Neither the Australian Prudential Regulation Authority (APRA) nor the Australian Securities and Investments Commission (ASIC) have an approach to the regulation of superannuation entities sufficient to achieve specific or general deterrence.
That is the bottom line assessment of counsel assisting the Royal Commission into Misconduct in the Banking, Superannuation and Financial Services Industry, Michael Hodge QC, who used his closing submissions to suggest that some significant change may be required with respect to the regulators.
“The evidence suggests that APRA is reluctant to commence court proceeding and to take public enforcement action,” Hodge’s submission said, noting that the regulator’s approach to dealing with the intransigence of IOOF could not be considered to be effective in achieving deterrence or generating the development of insight on the part of IOOF.
He also referenced ASIC’s approach to dealing with National Australia Bank, ANZ and the Commonwealth Bank and said ASIC’s approach raised questions as to whether it had struggled to date to act as an effective conduct regulator.
Referring directly to ASIC’s handling of the Commonwealth Bank, Westpac and ANZ, Hodge questioned why the regulator had not sought to bring proceedings against the three companies, instead of initiating proceedings against one, Westpac, to test the law while obtaining enforceable undertakings from the other two.
“A significant problem with not commencing court proceedings is that no pecuniary penalty or other relief is obtained which would achieve specific and general deterrence,” Hodge said. “Moreover, it might be thought that the practice of ASIC of accepting enforceable undertakings is more likely to encourage conduct that courts contraventions of statute.”
He argued that this was because the entity giving an enforceable undertaking was “not required to disgorge the profits of its conduct, may not even be required to remediate customers for loss they have suffered as a consequence of the contravening conduct, does not incur a pecuniary penalty that would be calculated to deter any future contraventions and does not attract the condemnation of the Court and the attendant negative publicity”.
“In relation to CBA, it might be thought that if the largest company in Australia, by market capitalisation, is negotiating with ASIC on the premise that it could seek to persuade ASIC to issue a media release rather than insisting upon an enforceable undertaking, after ASIC has provided a document outlining the contraventions that ASIC believed CBA had engaged in, that suggests the collapse of ASIC’s regulatory authority,” Hodge said.
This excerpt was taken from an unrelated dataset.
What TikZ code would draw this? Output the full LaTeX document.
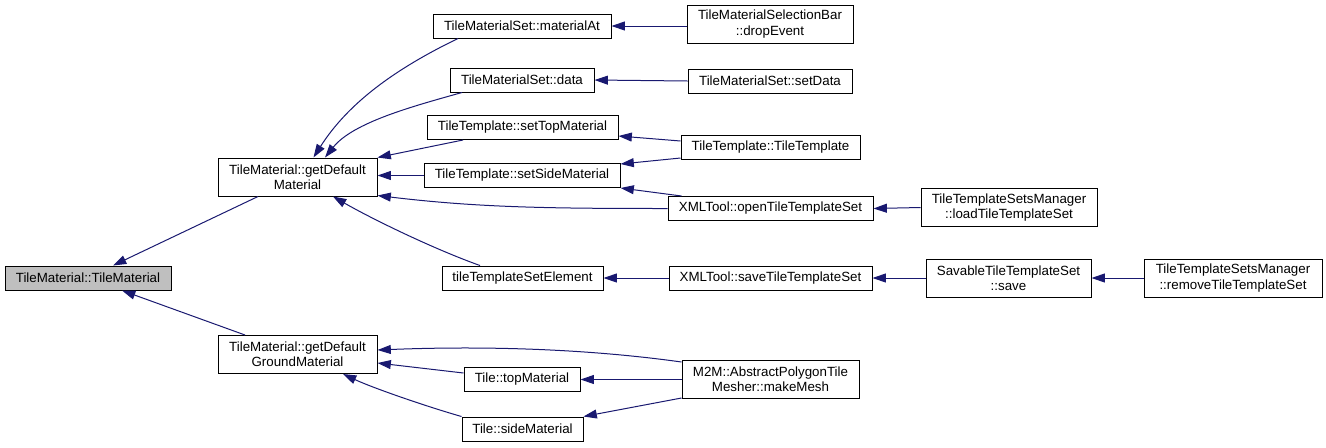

“In relation to ANZ, it might be thought that if ASIC has drafted a document in support an originating process required to commence a Federal Court proceeding, said in unequivocal terms to ANZ that it will commence that proceeding on a particular date and invited admissions, and then refrained from commencing a proceeding after a polite email asking for the opportunity to discuss was received from the general counsel of ANZ, that reinforces an absence of regulatory authority.” he said. “It may also send a message to the regulated population that ASIC lacks authority.”